By completing this course, learners will be able to preprocess image and text datasets, build and evaluate a deep learning model, and deploy a fully functional image captioning application. They will gain hands-on experience in applying tokenization, feature extraction, CNN-RNN architectures, and BLEU score evaluation for accurate caption generation. This course uniquely bridges computer vision and natural language processing, enabling learners to generate meaningful captions for social media images. Unlike traditional AI tutorials, it not only covers dataset preparation and neural network modeling but also demonstrates how to create an interactive Streamlit app and deploy it on AWS EC2 for real-world accessibility. Learners benefit by acquiring both technical depth and practical deployment skills, preparing them for roles in AI development, machine learning engineering, and applied data science.
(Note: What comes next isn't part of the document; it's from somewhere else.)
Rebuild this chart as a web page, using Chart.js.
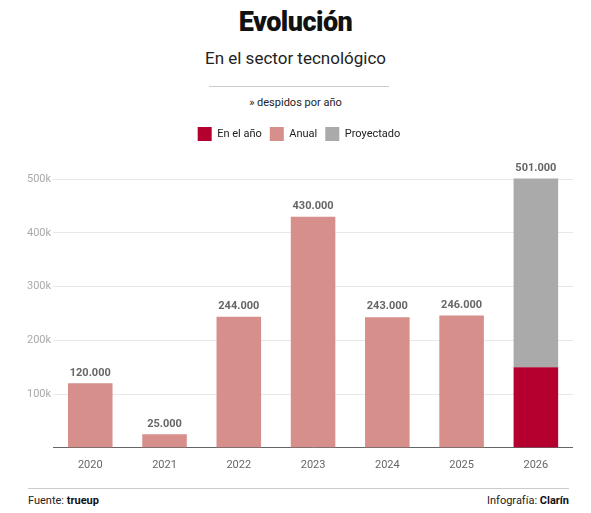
<!DOCTYPE html>
<html>
<head>
<meta charset="utf-8">
<script src="https://cdn.jsdelivr.net/npm/chart.js@4"></script>
<style>
  body { margin: 0; width: 591px; height: 513px; background: #fff; font-family: Roboto, sans-serif; position: relative; }
  .title { position: absolute; top: 6px; width: 100%; text-align: center; font-size: 27px; font-weight: 900; color: #111; letter-spacing: -0.5px; }
  .sub { position: absolute; top: 48px; width: 100%; text-align: center; font-size: 17px; color: #222; }
  .rule { position: absolute; top: 86px; left: 209px; width: 180px; border-top: 1px solid #ccc; }
  .unit { position: absolute; top: 96px; width: 100%; text-align: center; font-size: 11px; color: #222; }
  .foot { position: absolute; top: 488px; left: 28px; width: 541px; border-top: 1px solid #ccc; font-size: 11px; color: #222; padding-top: 5px; }
  .foot b { font-weight: 700; color: #111; }
  .foot .r { float: right; }
  #wrap { position: absolute; top: 119px; left: 10px; width: 563px; height: 356px; }
</style>
</head>
<body>
<div class="title">Evolución</div>
<div class="sub">En el sector tecnológico</div>
<div class="rule"></div>
<div class="unit">» despidos por año</div>
<div id="wrap"><canvas id="chart"></canvas></div>
<div class="foot"><span>Fuente: <b>trueup</b></span><span class="r">Infografía: <b>Clarín</b></span></div>
<script>
const years = ['2020', '2021', '2022', '2023', '2024', '2025', '2026'];
const enElAnio = [null, null, null, null, null, null, 150000];
const anual = [120000, 25000, 244000, 430000, 243000, 246000, null];
const proyectado = [null, null, null, null, null, null, 351000];
const yTicks = [0, 100000, 200000, 300000, 400000, 500000];

const totalLabels = {
  id: 'totalLabels',
  afterDatasetsDraw(chart) {
    const ctx = chart.ctx;
    ctx.save();
    ctx.font = 'bold 11px Roboto, sans-serif';
    ctx.fillStyle = '#666';
    ctx.textAlign = 'center';
    ctx.textBaseline = 'bottom';
    years.forEach((y, i) => {
      let total = 0, top = Infinity, x = 0;
      chart.data.datasets.forEach((ds, d) => {
        const v = ds.data[i];
        if (v == null) return;
        total += v;
        const el = chart.getDatasetMeta(d).data[i];
        if (el.y < top) { top = el.y; x = el.x; }
      });
      ctx.fillText(total.toLocaleString('de-DE'), x, top - 5);
    });
    ctx.restore();
  }
};

// extra space under the legend
const legendGap = {
  id: 'legendGap',
  beforeInit(chart) {
    const fit = chart.legend.fit;
    chart.legend.fit = function () {
      fit.bind(chart.legend)();
      this.height += 28;
    };
  }
};

new Chart(document.getElementById('chart'), {
  type: 'bar',
  data: {
    labels: years,
    datasets: [
      { label: 'En el año', data: enElAnio, backgroundColor: '#b5002f' },
      { label: 'Anual', data: anual, backgroundColor: '#d68f8a' },
      { label: 'Proyectado', data: proyectado, backgroundColor: '#aaaaaa' }
    ]
  },
  options: {
    responsive: true,
    maintainAspectRatio: false,
    animation: false,
    layout: { padding: { top: 0, right: 0, left: 15, bottom: 0 } },
    datasets: { bar: { categoryPercentage: 0.6, barPercentage: 1, clip: false } },
    plugins: {
      legend: {
        position: 'top',
        labels: {
          boxWidth: 14, boxHeight: 14, padding: 8,
          color: '#222', font: { size: 11, family: 'Roboto, sans-serif' }
        }
      },
      tooltip: { enabled: false }
    },
    scales: {
      x: {
        stacked: true,
        grid: { display: false },
        border: { color: '#666', width: 1 },
        ticks: { color: '#666', font: { size: 11, family: 'Roboto, sans-serif' } }
      },
      y: {
        stacked: true,
        min: 0, max: 500000,
        afterBuildTicks: (axis) => { axis.ticks = yTicks.map(v => ({ value: v })); },
        grid: { color: '#e8e8e8', drawTicks: false },
        border: { display: false },
        ticks: {
          color: '#aaa', padding: 2,
          font: { size: 11, family: 'Roboto, sans-serif' },
          callback: (v) => v === 0 ? '' : (v / 1000) + 'k'
        }
      }
    }
  },
  plugins: [totalLabels, legendGap]
});
</script>
</body>
</html>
By the end, they will confidently design, test, and launch their own automatic image captioning systems that integrate seamlessly into modern applications.

Syllabus

Data Preparation and Preprocessing

This module introduces learners to the foundations of automatic image captioning by preparing both text and image data. Learners will explore how to access datasets, clean and preprocess captions, and extract meaningful features from images. By the end of this module, they will be able to create structured datasets that combine textual and visual inputs, ensuring data readiness for deep learning models.

Model Development, Evaluation, and Deployment

This module guides learners through the complete model-building lifecycle for automatic image captioning. They will design and train deep learning models, evaluate their performance, and integrate them into an interactive Streamlit application. Finally, learners will test and deploy their app on cloud infrastructure, making their captioning system accessible for real-world use.